Dès lors, la reconnaissance du rôle fondamental des peuples autochtones, des communautés locales et d’autres groupes détenteurs de droits dans la protection et la restauration de ces forêts, devient importante.
D’après Greenpeace, plus de 75 % des forêts sont protégées par les peuples autochtones et les communautés locales, mais leur rôle et leurs connaissances en matière de protection de la nature et de la biodiversité n’ont pas encore été suffisamment reconnus.
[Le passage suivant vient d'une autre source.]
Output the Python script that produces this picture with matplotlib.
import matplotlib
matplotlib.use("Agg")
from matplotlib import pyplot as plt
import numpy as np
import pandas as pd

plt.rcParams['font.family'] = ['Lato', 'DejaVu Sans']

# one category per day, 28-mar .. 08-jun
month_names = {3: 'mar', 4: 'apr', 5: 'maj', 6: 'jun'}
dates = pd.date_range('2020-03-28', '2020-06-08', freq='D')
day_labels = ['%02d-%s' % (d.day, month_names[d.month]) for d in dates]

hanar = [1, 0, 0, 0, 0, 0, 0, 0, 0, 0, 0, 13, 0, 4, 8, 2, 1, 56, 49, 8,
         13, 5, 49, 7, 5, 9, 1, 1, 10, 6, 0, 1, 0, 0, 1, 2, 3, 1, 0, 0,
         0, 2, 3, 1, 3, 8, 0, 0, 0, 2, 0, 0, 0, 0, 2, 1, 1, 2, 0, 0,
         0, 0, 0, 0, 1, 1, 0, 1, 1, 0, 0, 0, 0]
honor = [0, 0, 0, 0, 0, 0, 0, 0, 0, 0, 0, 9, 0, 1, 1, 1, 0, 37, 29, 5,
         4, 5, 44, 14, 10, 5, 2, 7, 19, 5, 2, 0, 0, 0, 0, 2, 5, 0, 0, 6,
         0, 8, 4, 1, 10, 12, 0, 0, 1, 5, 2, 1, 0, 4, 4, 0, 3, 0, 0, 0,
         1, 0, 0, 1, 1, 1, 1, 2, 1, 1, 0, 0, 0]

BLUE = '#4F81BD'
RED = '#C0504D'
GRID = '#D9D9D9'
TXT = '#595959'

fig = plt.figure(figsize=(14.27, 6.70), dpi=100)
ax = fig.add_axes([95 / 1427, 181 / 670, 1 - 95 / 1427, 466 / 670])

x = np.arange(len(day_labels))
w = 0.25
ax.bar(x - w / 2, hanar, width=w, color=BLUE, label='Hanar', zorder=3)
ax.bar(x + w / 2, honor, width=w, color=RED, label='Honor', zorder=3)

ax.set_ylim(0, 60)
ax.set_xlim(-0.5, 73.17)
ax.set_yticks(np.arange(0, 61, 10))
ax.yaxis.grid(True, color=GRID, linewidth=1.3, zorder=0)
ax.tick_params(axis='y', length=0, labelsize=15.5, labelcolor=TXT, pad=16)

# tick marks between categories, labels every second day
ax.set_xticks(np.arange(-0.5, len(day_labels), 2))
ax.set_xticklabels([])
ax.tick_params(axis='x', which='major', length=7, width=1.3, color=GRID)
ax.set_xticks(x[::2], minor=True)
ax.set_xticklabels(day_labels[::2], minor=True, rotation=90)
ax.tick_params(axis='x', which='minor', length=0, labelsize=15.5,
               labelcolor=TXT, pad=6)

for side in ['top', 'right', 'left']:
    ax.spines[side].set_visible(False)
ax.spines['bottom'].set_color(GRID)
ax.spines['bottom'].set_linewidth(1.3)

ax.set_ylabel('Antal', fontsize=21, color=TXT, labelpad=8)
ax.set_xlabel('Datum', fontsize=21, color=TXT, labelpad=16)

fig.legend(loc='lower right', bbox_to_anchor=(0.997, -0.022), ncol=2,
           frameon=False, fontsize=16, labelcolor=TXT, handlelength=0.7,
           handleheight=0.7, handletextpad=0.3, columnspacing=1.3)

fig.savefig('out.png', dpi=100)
Alors que Brazzaville accueillait le Sommet des trois bassins forestiers de la planète, l’organisation non gouvernementale (ONG) a suggèré une meilleure prise en compte des droits des communautés. «Seuls 17 % des fonds alloués au cours des dix dernières années incluent la participation des peuples autochtones ou des organisations de communautés locales. Les voix des peuples autochtones et des communautés locales doivent être entendues et amplifiées. Ils doivent également avoir accès aux ressources pour maintenir leurs actions autodéterminées en matière de protection de la biodiversité et de lutte contre le changement climatique », indique Greenpeace.
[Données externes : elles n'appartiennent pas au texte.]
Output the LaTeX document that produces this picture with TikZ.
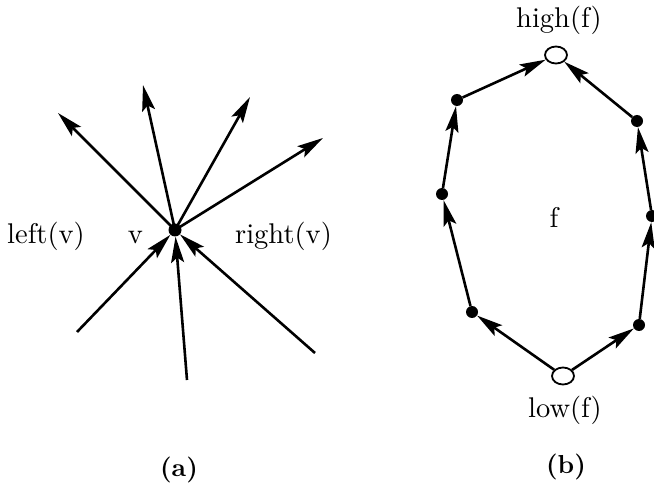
\documentclass[tikz,border=0pt]{standalone}
\usepackage{fontspec}
\setmainfont{lmroman10-regular.otf}[BoldFont=lmroman10-bold.otf]
\usetikzlibrary{arrows.meta,shapes.geometric}
\begin{document}
\begin{tikzpicture}[x=1pt,y=-1pt,
  dot/.style={circle,fill=black,inner sep=0pt,minimum size=12pt},
  hollow/.style={ellipse,draw,fill=white,line width=1.8pt,inner sep=0pt,minimum width=22pt,minimum height=17pt},
  arr/.style={line width=2.6pt,-{Stealth[length=26pt,width=13pt,inset=5pt]}},
  lbl/.style={font=\fontsize{28.5}{32}\selectfont,inner sep=0pt},
  captext/.style={font=\fontsize{26}{30}\selectfont\bfseries,inner sep=0pt}]
\useasboundingbox (0,0) rectangle (654,484);
% (a)
\node[dot,minimum size=13pt] (v) at (175,230) {};
\coordinate (o1) at (58,113);
\coordinate (o2) at (143,85);
\coordinate (o3) at (250,97);
\coordinate (o4) at (323,138);
\coordinate (i1) at (77,332);
\coordinate (i2) at (187,380);
\coordinate (i3) at (315,353);
\foreach \t in {o1,o2,o3,o4} \draw[arr] (v.center) -- (\t);
\foreach \s in {i1,i2,i3} \draw[arr] (\s) -- (v);
\node[lbl] (lv) at (46,236) {left(v)};
\node[lbl] (vl) at (135.5,237.5) {v};
\node[lbl] (rv) at (283.5,236.5) {right(v)};
\node[captext] (ca) at (179,470) {(a)};
% (b)
\node[hollow] (hi) at (556,55) {};
\node[hollow] (lo) at (563,376) {};
\node[dot] (l1) at (472,312) {};
\node[dot] (l2) at (442,194) {};
\node[dot] (l3) at (457,100) {};
\node[dot] (r1) at (639,325) {};
\node[dot] (r2) at (652,216) {};
\node[dot] (r3) at (637,121) {};
\draw[arr] (lo) -- (l1);
\draw[arr] (l1) -- (l2);
\draw[arr] (l2) -- (l3);
\draw[arr] (l3) -- (hi);
\draw[arr] (lo) -- (r1);
\draw[arr] (r1) -- (r2);
\draw[arr] (r2) -- (r3);
\draw[arr] (r3) -- (hi);
\node[lbl] (hl) at (559,20) {high(f)};
\node[lbl] (fl) at (554,217) {f};
\node[lbl] (ll) at (565,410) {low(f)};
\node[captext] (cb) at (566,467) {(b)};
\end{tikzpicture}
\end{document}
Le crédit carbone, remis en cause
«Nous exhortons les gouvernements des pays des trois bassins à protéger et à restaurer les forêts, en particulier en garantissant la reconnaissance des droits et du rôle des peuples autochtones et des communautés locales. Ces gouvernements devraient se concentrer sur la mise en œuvre d’approches alternatives, durables et non marchandes de financement de la biodiversité et encourager l’action collective », a déclaré Victorine Che Thoener, responsable de portefeuille senior chez Greenpeace International et cheffe de délégation pour le compte de Greenpeace à Brazzaville.
Les nations forestières tropicales jouent un rôle central dans la lutte contre la déforestation tropicale et dans l’élaboration d’une gouvernance mondiale en matière de climat et de biodiversité. Et pour cause : les trois bassins (Amazonie, Congo, Bornéo-Mékong-Asie du Sud-Est) abritent collectivement 80% des forêts tropicales du monde et deux tiers de la biodiversité terrestre.
La réunion de Brazzaville était organisée quelques semaines avant la COP28, la Conférence internationale des Nations unies sur le climat, prévue à Dubaï du 30 novembre au 12 décembre 2023.